Minister said ‘elements’ in UK security services hostile to NI peace process

Notes from 2002 record John Reid saying there was a potential ‘coalition’ trying to frustrate peace process in Northern Ireland

The Northern Ireland secretary in mid-2002 told a cabinet meeting that “elements in the security services” were part of a potential “coalition” trying to frustrate the peace process.

John Reid was briefing fellow ministers a day after Tony Blair had told MPs that the IRA’s ceasefire was not enough.

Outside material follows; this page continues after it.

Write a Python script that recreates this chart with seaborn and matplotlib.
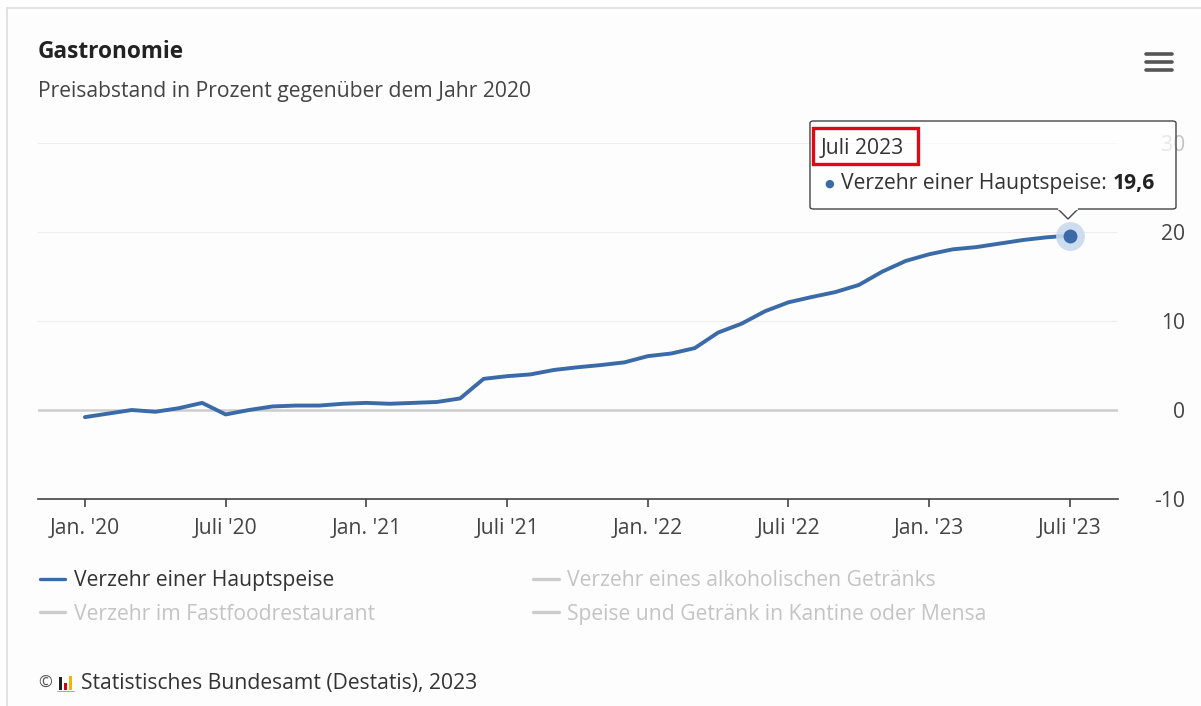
import matplotlib
matplotlib.use("Agg")
import matplotlib.pyplot as plt
import seaborn as sns
import pandas as pd
from matplotlib.lines import Line2D
from matplotlib.patches import Rectangle, FancyBboxPatch, Polygon

# ---- data ----
months = list(range(43))  # Jan 2020 .. Jul 2023
values = [-0.8, -0.4, 0.0, -0.2, 0.2, 0.8, -0.5, 0.0, 0.4, 0.5, 0.5, 0.7,
          0.8, 0.7, 0.8, 0.9, 1.3, 3.5, 3.8, 4.0, 4.5, 4.8, 5.05, 5.35,
          6.05, 6.35, 6.95, 8.7, 9.7, 11.1, 12.1, 12.7, 13.25, 14.05, 15.55, 16.75,
          17.5, 18.05, 18.3, 18.7, 19.1, 19.4, 19.6]
xtick_pos = [0, 6, 12, 18, 24, 30, 36, 42]
xtick_labels = ["Jan. '20", "Juli '20", "Jan. '21", "Juli '21", "Jan. '22",
                "Juli '22", "Jan. '23", "Juli '23"]
ytick_vals = [-10, 0, 10, 20, 30]
series_names = ["Verzehr einer Hauptspeise", "Verzehr im Fastfoodrestaurant",
                "Verzehr eines alkoholischen Getränks",
                "Speise und Getränk in Kantine oder Mensa"]
title = "Gastronomie"
subtitle = "Preisabstand in Prozent gegenüber dem Jahr 2020"
source = "Statistisches Bundesamt (Destatis), 2023"
tooltip_title = "Juli 2023"
tooltip_label = "Verzehr einer Hauptspeise: "
tooltip_value = "19,6"

df = pd.DataFrame({"month": months, "value": values})

sns.set_theme(style="white")
FONT = ["Open Sans", "DejaVu Sans"]
plt.rcParams["font.family"] = FONT

W, H = 1201, 706
BG = "#fdfdfd"
BLUE = "#3b6aa8"
FS = 15.2
fig = plt.figure(figsize=(W / 100, H / 100), dpi=100, facecolor=BG)

def fx(x):
    return x / W

def fy(y):
    return 1 - y / H

ax = fig.add_axes([fx(38), fy(499), fx(1118) - fx(38), fy(143) - fy(499)])
ax.set_facecolor(BG)

# grid lines
for v in ytick_vals:
    if v == 0:
        ax.axhline(v, color="#cccccc", lw=1.8, zorder=1)
    elif v != -10:
        ax.axhline(v, color="#eeeeee", lw=0.8, zorder=1)

sns.lineplot(data=df, x="month", y="value", ax=ax, color=BLUE, lw=2.8, zorder=3)
last = df.iloc[-1]
ax.scatter([last["month"]], [last["value"]], s=430, color="#c9d9ee", alpha=0.9, zorder=4, lw=0)
ax.scatter([last["month"]], [last["value"]], s=100, color=BLUE, zorder=5, lw=0)

ax.set_xlim(-2, 44.05)
ax.set_ylim(-10, 30)
ax.set_xlabel("")
ax.set_ylabel("")
for s in ["top", "left", "right"]:
    ax.spines[s].set_visible(False)
ax.spines["bottom"].set_color("#444444")
ax.spines["bottom"].set_linewidth(1.2)

ax.set_xticks(xtick_pos)
ax.set_xticklabels(xtick_labels, fontsize=FS, color="#444444")
ax.tick_params(axis="x", bottom=True, length=6, width=1.2, color="#444444", pad=8)

ax.yaxis.tick_right()
ax.set_yticks(ytick_vals)
ax.set_yticklabels([str(v) for v in ytick_vals], fontsize=FS, color="#444444")
for lab in ax.get_yticklabels():
    lab.set_horizontalalignment("right")
ax.tick_params(axis="y", right=False, left=False, pad=42.5)
ax.get_yticklabels()[-1].set_color("#c4c4c4")

# frame borders
fig.add_artist(Line2D([fx(7), 1], [fy(8), fy(8)], color="#dddddd", lw=1.2))
fig.add_artist(Line2D([fx(7), fx(7)], [0, fy(8)], color="#dddddd", lw=1.2))

# title / subtitle
fig.text(fx(38), fy(52), title, fontsize=16.3, fontweight="bold", color="#222222", va="center", ha="left")
fig.text(fx(38), fy(92), subtitle, fontsize=15.2, color="#444444", va="center", ha="left")

# menu icon
for yy in [54, 62, 70]:
    fig.add_artist(Line2D([fx(1146), fx(1172)], [fy(yy), fy(yy)], color="#555555", lw=2.6,
                          solid_capstyle="round"))

# tooltip
tb = FancyBboxPatch((fx(810), fy(209)), fx(1176) - fx(810), fy(121) - fy(209),
                    boxstyle="round,pad=0,rounding_size=0.003", transform=fig.transFigure,
                    facecolor="white", edgecolor="none", lw=0, alpha=0.6, zorder=10)
fig.add_artist(tb)
tbe = FancyBboxPatch((fx(810), fy(209)), fx(1176) - fx(810), fy(121) - fy(209),
                     boxstyle="round,pad=0,rounding_size=0.003", transform=fig.transFigure,
                     facecolor="none", edgecolor="#444444", lw=1.0, zorder=10.5)
fig.add_artist(tbe)
tri = Polygon([(fx(1058), fy(209)), (fx(1068), fy(219)), (fx(1078), fy(209))], closed=False,
              transform=fig.transFigure, facecolor="white", edgecolor="#444444", lw=1.0, zorder=11)
fig.add_artist(tri)
fig.add_artist(Line2D([fx(1059), fx(1077)], [fy(209), fy(209)], color="white", lw=1.6, zorder=12))
fig.add_artist(Rectangle((fx(813), fy(164)), fx(918) - fx(813), fy(128) - fy(164),
                         transform=fig.transFigure, fill=False, edgecolor="#e30613", lw=2.4, zorder=13))
fig.text(fx(821), fy(148), tooltip_title, fontsize=FS, color="#333333", va="center", ha="left", zorder=14)
fig.text(fx(829), fy(184), "●", fontsize=8, color=BLUE, va="center", ha="center", zorder=14)
t1 = fig.text(fx(841), fy(183), tooltip_label, fontsize=FS, color="#333333", va="center", ha="left", zorder=14)
fig.canvas.draw()
bb = t1.get_window_extent()
fig.text(bb.x1 / W, fy(183), tooltip_value, fontsize=FS, fontweight="bold", color="#222222",
         va="center", ha="left", zorder=14)

# legend
colors = [BLUE, "#cccccc", "#cccccc", "#cccccc"]
txtcolors = ["#333333", "#c4c4c4", "#c4c4c4", "#c4c4c4"]
order = [0, 1, 2, 3]
handles = [Line2D([], [], color=colors[i], lw=2.4) for i in order]
leg = fig.legend(handles, [series_names[i] for i in order], ncol=2, loc="upper left",
                 bbox_to_anchor=(fx(40), fy(570)), frameon=False, fontsize=FS,
                 borderpad=0, borderaxespad=0,
                 handlelength=1.2, handletextpad=0.4, columnspacing=7.5, labelspacing=0.6,
                 labelcolor=[txtcolors[i] for i in order])

# footer
fig.text(fx(38), fy(684), "©", fontsize=12, color="#555555", va="center", ha="left")
fig.add_artist(Rectangle((fx(59), fy(690)), fx(3), fy(677) - fy(690), transform=fig.transFigure,
                         color="#222222", lw=0))
fig.add_artist(Rectangle((fx(64), fy(690)), fx(3), fy(683) - fy(690), transform=fig.transFigure,
                         color="#d9001c", lw=0))
fig.add_artist(Rectangle((fx(69), fy(690)), fx(3), fy(676) - fy(690), transform=fig.transFigure,
                         color="#f5b400", lw=0))
fig.add_artist(Line2D([fx(57), fx(74)], [fy(690.5), fy(690.5)], color="#999999", lw=0.6))
fig.text(fx(81), fy(683), source, fontsize=FS, color="#333333", va="center", ha="left")

fig.savefig("out.png", dpi=100, facecolor=BG)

“We could be approaching a watershed in Northern Ireland,” notes from the meeting record Reid as saying on 24 July 2002. “In the past, coalitions of forces had come together to damage attempts to find solutions to Northern Ireland’s problems. It was possible to see the reactionary elements of unionism, the Ulster Defence Association, elements in the security services, some members of the House of Lords and the opposition building such a coalition now.”

Reid added: “It required a steady nerve to handle the situation. The prize was huge.”

The meeting came days before the House of Lords – which, prior to the formation of the supreme court in 2009, held judicial powers – made its judgment on an ultimately unsuccessful challenge by the Democratic Unionist party (DUP) against the re-election of David Trimble, then leader of the Ulster Unionist party (UUP), as first minister of Northern Ireland’s power-sharing executive.

Distrust between the parties sharing power had grown after the IRA was blamed for a break-in at Castlereagh police headquarters, while doubts remained about the republican movement’s intentions despite an IRA announcement that it had put a second tranche of its weapons “beyond use”.

The same note record Blair as telling ministers that the opposition were making it hard for Trimble and “would pay an enormous price if they helped to destroy the peace process”.

Reid’s inclusion of Britain’s security services in the coalition of forces hostile to the peace process would have been likely to raise eyebrows if it had been stated publicly.

For some time, Sinn Féin had been claiming that what it described as British “securocrats” posed a serious threat to the peace process.